4. An electrical connector assembly for interconnection with a multi-conductor cable comprising:

a connector body having a mating section to receive a complimentary electrical connector and a terminal section to receive electrical conductors for termination to the connector body;

a plurality of electrical contacts mounted within said body, each including means for terminating an individual electrical conductor;

a hood for enclosing the terminal section of said connector body; and

strain relief means fixedly mounted on said body and including a pair of clamping members adapted to receive the multiconductor cable therebetween, said clamping members being resilient and movable in a direction transverse to the axis of the cable from an initial cable-receiving position to a final cable-clamping position, said hood being engageable with said clamping members whereby said transverse movement of said clamping members to said final cable-clamping position is effected by mounting said hood to its finally assembled position on said connector body.

5. The electrical connector assembly of claim 4 wherein said strain relief means includes means to accommodate cable of different diameters.

6. The electrical connector assembly of claim 4 wherein said strain relief means is constructed from a dielectric plastic material.

7. The electrical connector assembly of claim 4 wherein said hood is constructed from a dielectric plastic material.

8. The electrical connector assembly of claim 4 wherein said hood and said strain relief means are constructed from a dielectric plastic material.

9. The electrical connector assembly of claim 4 wherein said strain relief means comprises a generally U-shaped injection molded plastic element including a base and upstanding legs comprising said clamping members.

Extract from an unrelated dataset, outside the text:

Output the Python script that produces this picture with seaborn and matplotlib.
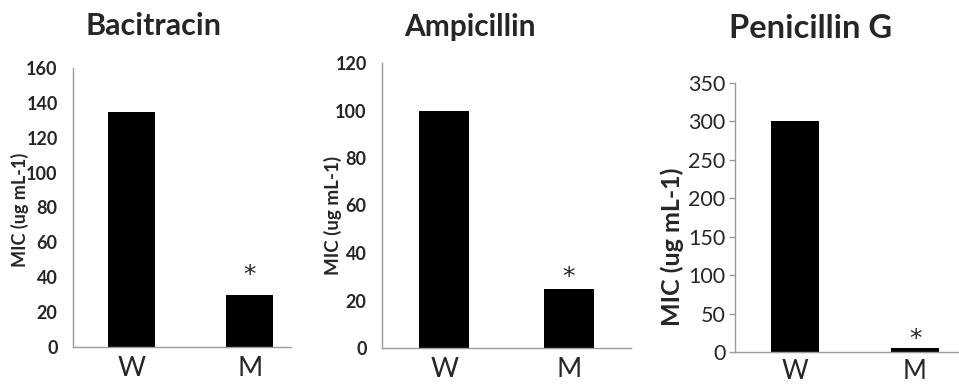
import matplotlib
matplotlib.use("Agg")
import matplotlib.pyplot as plt
import seaborn as sns
import pandas as pd

# ---- data ----
strains = ["W", "M"]
titles = ["Bacitracin", "Ampicillin", "Penicillin G"]
bacitracin_mic = [135, 30]
ampicillin_mic = [100, 25]
penicillin_mic = [300, 5]
y_max = [160, 120, 350]
y_step = [20, 20, 50]
significance = ["", "*"]
y_label = "MIC (ug mL-1)"

sns.set_style("white")
plt.rcParams["font.family"] = ["Lato", "DejaVu Sans"]

W, H = 959, 385
fig = plt.figure(figsize=(W / 100, H / 100), dpi=100)

def rect(left, right, top, bottom):
    return [left / W, 1 - bottom / H, (right - left) / W, (bottom - top) / H]

# layout per panel (pixel geometry)
layouts = [
    dict(rect=rect(73, 291, 68, 347), xlim=(-0.5, 1.35), title_xy=(153, 26), title_fs=22,
         tick_fs=13, tick_w="bold", ticks=False, ylab_fs=13, ylab_xy=(20, 210),
         star_off=9, xt_fs=19.5, xt_pad=3),
    dict(rect=rect(382, 631, 63, 348), xlim=(-0.5, 1.5), title_xy=(470, 27), title_fs=21.5,
         tick_fs=13, tick_w="bold", ticks=False, ylab_fs=13.5, ylab_xy=(333, 215),
         star_off=3, xt_fs=19.5, xt_pad=3),
    dict(rect=rect(735, 975, 83, 352), xlim=(-0.5, 1.5), title_xy=(811, 29), title_fs=23.5,
         tick_fs=15.5, tick_w="normal", ticks=True, ylab_fs=18, ylab_xy=(672, 247),
         star_off=1.5, xt_fs=18.5, xt_pad=1.5),
]

series = [bacitracin_mic, ampicillin_mic, penicillin_mic]
axis_grey = "#9a9a9a"

for i, (vals, lay) in enumerate(zip(series, layouts)):
    ax = fig.add_axes(lay["rect"])
    df = pd.DataFrame({"strain": strains, "mic": vals})
    sns.barplot(data=df, x="strain", y="mic", color="black", width=0.4,
                saturation=1, ax=ax, edgecolor="black", linewidth=0)
    ax.set_xlim(*lay["xlim"])
    ax.set_ylim(0, y_max[i])
    ax.set_yticks(range(0, y_max[i] + 1, y_step[i]))
    for s in ["top", "right"]:
        ax.spines[s].set_visible(False)
    for s in ["left", "bottom"]:
        ax.spines[s].set_color(axis_grey)
        ax.spines[s].set_linewidth(1.0)
    ax.tick_params(axis="y", left=lay["ticks"], length=4, width=1.0,
                   color=axis_grey, pad=3 if lay["ticks"] else 7,
                   labelsize=lay["tick_fs"])
    for t in ax.get_yticklabels():
        t.set_fontweight(lay["tick_w"])
    ax.tick_params(axis="x", bottom=False, labelsize=lay["xt_fs"], pad=lay["xt_pad"])
    ax.set_xlabel("")
    ax.set_ylabel(y_label, fontsize=lay["ylab_fs"], fontweight="bold")
    ax.yaxis.label.set_va("center")
    lx, ly = lay["ylab_xy"]
    bb = lay["rect"]
    ax.yaxis.set_label_coords((lx / W - bb[0]) / bb[2], ((1 - ly / H) - bb[1]) / bb[3])
    # significance marks
    for j, mark in enumerate(significance):
        if mark:
            ax.annotate(mark, xy=(j, vals[j]), xytext=(0, lay["star_off"]),
                        textcoords="offset points", ha="center", va="baseline",
                        fontsize=18, family="DejaVu Sans")
    tx, ty = lay["title_xy"]
    fig.text(tx / W, 1 - ty / H, titles[i], ha="center", va="center",
             fontsize=lay["title_fs"], fontweight="bold")

fig.savefig("out.png", dpi=100)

10. The electrical connector assembly of claim 4 wherein said clamping members each includes inwardly extending protuberances adapted to frictionally engage said cable.

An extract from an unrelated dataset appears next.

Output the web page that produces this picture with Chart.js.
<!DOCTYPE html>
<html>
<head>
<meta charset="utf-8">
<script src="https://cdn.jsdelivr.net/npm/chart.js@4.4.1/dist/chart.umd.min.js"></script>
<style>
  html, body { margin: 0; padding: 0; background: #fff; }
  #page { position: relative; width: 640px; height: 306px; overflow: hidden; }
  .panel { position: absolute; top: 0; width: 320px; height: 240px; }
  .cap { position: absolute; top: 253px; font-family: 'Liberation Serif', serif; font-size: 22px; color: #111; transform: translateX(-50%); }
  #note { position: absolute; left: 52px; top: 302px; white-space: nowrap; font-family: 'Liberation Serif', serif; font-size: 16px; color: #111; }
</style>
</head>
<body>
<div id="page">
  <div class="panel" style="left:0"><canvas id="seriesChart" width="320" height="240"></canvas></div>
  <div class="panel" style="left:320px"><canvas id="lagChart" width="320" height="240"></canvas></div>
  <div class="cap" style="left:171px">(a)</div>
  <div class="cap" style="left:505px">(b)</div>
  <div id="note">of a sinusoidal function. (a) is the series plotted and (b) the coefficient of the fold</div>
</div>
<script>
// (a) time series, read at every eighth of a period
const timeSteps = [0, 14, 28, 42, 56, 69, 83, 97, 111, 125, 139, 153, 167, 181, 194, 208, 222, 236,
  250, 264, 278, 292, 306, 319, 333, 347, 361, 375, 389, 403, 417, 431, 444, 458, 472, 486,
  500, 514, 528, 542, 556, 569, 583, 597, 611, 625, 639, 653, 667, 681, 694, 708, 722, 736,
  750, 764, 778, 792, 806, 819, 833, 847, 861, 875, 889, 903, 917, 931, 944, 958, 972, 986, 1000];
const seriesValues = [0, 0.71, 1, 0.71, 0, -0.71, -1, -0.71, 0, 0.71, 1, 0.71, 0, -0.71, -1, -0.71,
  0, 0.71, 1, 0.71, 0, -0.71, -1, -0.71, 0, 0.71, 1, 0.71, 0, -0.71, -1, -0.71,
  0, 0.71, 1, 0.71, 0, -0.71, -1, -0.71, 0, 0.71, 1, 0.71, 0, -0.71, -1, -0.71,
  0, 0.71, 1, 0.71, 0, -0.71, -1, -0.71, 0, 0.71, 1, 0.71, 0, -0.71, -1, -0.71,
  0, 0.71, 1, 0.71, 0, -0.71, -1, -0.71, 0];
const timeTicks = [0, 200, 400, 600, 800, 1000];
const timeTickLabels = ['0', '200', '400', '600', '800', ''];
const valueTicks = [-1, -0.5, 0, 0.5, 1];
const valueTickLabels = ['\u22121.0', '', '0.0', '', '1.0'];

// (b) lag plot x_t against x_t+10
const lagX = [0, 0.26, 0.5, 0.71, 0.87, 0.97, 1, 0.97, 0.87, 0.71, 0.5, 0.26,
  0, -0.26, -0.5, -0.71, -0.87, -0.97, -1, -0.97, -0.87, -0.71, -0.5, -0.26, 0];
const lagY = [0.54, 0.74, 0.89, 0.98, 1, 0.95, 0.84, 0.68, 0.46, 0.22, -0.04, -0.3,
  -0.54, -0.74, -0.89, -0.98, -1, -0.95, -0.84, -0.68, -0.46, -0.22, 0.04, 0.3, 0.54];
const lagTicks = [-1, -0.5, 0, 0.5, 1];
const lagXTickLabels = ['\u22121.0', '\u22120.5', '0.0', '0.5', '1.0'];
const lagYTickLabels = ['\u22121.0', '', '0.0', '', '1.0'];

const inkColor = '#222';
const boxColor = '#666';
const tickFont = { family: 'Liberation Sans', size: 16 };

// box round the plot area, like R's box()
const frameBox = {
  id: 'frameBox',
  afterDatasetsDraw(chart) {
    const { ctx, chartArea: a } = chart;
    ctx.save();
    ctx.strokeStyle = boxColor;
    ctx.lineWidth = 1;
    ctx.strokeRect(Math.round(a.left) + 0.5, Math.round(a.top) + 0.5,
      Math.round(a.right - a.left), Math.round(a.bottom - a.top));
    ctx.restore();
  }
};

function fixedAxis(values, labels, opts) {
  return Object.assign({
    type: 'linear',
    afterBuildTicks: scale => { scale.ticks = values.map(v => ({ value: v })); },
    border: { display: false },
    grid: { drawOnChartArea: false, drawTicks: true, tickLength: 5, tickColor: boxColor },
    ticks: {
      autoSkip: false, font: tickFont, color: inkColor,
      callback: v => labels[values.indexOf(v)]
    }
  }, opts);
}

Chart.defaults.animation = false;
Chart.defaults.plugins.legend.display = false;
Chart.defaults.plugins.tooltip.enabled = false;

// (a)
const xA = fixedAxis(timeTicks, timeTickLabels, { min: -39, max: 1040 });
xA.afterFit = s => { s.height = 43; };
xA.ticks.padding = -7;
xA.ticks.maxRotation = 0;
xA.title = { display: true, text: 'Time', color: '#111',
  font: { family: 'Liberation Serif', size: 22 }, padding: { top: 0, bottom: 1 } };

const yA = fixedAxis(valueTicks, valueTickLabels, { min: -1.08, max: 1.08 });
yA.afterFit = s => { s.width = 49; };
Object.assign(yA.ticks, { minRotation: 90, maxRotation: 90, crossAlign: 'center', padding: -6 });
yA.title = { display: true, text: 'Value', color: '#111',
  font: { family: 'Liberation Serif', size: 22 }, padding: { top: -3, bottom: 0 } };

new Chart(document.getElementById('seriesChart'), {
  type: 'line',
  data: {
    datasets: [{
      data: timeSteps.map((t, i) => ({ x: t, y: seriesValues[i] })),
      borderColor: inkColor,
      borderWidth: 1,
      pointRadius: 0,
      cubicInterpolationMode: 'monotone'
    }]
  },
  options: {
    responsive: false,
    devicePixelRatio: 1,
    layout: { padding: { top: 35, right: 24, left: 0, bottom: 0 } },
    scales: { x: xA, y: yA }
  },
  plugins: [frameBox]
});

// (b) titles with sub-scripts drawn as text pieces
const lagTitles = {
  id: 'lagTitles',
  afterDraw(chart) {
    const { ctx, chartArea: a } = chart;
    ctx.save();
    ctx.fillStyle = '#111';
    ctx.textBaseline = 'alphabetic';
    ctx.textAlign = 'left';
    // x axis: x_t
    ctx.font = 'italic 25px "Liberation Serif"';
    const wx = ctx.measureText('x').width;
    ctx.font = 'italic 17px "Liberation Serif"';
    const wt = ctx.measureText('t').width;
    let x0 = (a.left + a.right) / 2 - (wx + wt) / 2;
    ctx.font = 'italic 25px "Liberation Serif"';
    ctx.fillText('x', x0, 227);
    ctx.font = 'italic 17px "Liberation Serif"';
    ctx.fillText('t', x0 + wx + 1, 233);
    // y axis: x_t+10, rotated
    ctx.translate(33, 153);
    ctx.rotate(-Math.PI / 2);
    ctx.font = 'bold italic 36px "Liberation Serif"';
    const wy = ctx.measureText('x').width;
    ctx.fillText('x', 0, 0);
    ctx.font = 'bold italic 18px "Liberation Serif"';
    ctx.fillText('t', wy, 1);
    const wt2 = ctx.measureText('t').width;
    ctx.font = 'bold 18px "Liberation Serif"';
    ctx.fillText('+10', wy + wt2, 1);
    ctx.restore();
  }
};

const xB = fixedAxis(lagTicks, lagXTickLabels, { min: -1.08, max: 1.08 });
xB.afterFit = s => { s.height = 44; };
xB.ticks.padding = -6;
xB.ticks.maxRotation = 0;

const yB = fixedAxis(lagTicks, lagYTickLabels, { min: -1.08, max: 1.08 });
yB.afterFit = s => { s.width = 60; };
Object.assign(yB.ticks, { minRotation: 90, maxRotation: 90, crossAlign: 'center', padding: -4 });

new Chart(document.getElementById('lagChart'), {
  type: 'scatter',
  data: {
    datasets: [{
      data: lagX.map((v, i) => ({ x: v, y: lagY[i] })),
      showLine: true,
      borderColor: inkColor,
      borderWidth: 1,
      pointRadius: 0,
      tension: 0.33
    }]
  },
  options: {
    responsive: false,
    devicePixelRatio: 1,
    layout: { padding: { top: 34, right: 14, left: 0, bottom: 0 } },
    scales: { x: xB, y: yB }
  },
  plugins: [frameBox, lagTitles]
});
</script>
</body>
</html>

11. The electrical connector assembly of claim 4 wherein said hood and said strain relief means include cooperative means for preventing vertical movement of said hood relative to said strain relief means.

12. The electrical connector assembly of claim 4 wherein said hood includes a top wall and two depending side walls, said hood having a size sufficient to receive said strain relief means within said top and side walls with said side walls urging said clamping members into said final cable-clamping position; and said side walls and said clamping members having cooperating cam surfaces to facilitate movement of said clamping members from said initial position to said final position.

13. An electrical connector assembly for interconnection with a multi-conductor cable comprising:

a connector body having a mating section to receive a complimentary electrical connector and a terminal section to receive electrical conductors for termination to the connector body;

a plurality of electrical contacts mounted within said body, each including means for terminating an individual electrical conductor;

a hood for enclosing the terminal section of said connector body;

strain relief means fixedly mounted on said body and including a pair of clamping members adapted to receive the multi-conductor cable therebetween, said clamping members being resilient and movable in a direction transverse to the axis of the cable from an initial cable-receiving position to a final cable-clamping position; and

means on said hood engageable with said clamping members for moving said clamping members from said initial position to said final cable-clamping position in response to movement of said hood relative to said connector body to its finally assembled position on said connector body.

14. The electrical connector assembly of claim 13 wherein said hood is assembled to said connector body and simultaneously moves said clamping members to said final position by a movement in a direction longitudinal to the axis of the cable disposed within said strain relief means.

15. The electrical connector assembly of claim 13 wherein said hood is assembled to said connector body and simultaneously moves said clamping members to said final position by a movement in a direction transverse to the axis of the cable disposed within said strain relief means.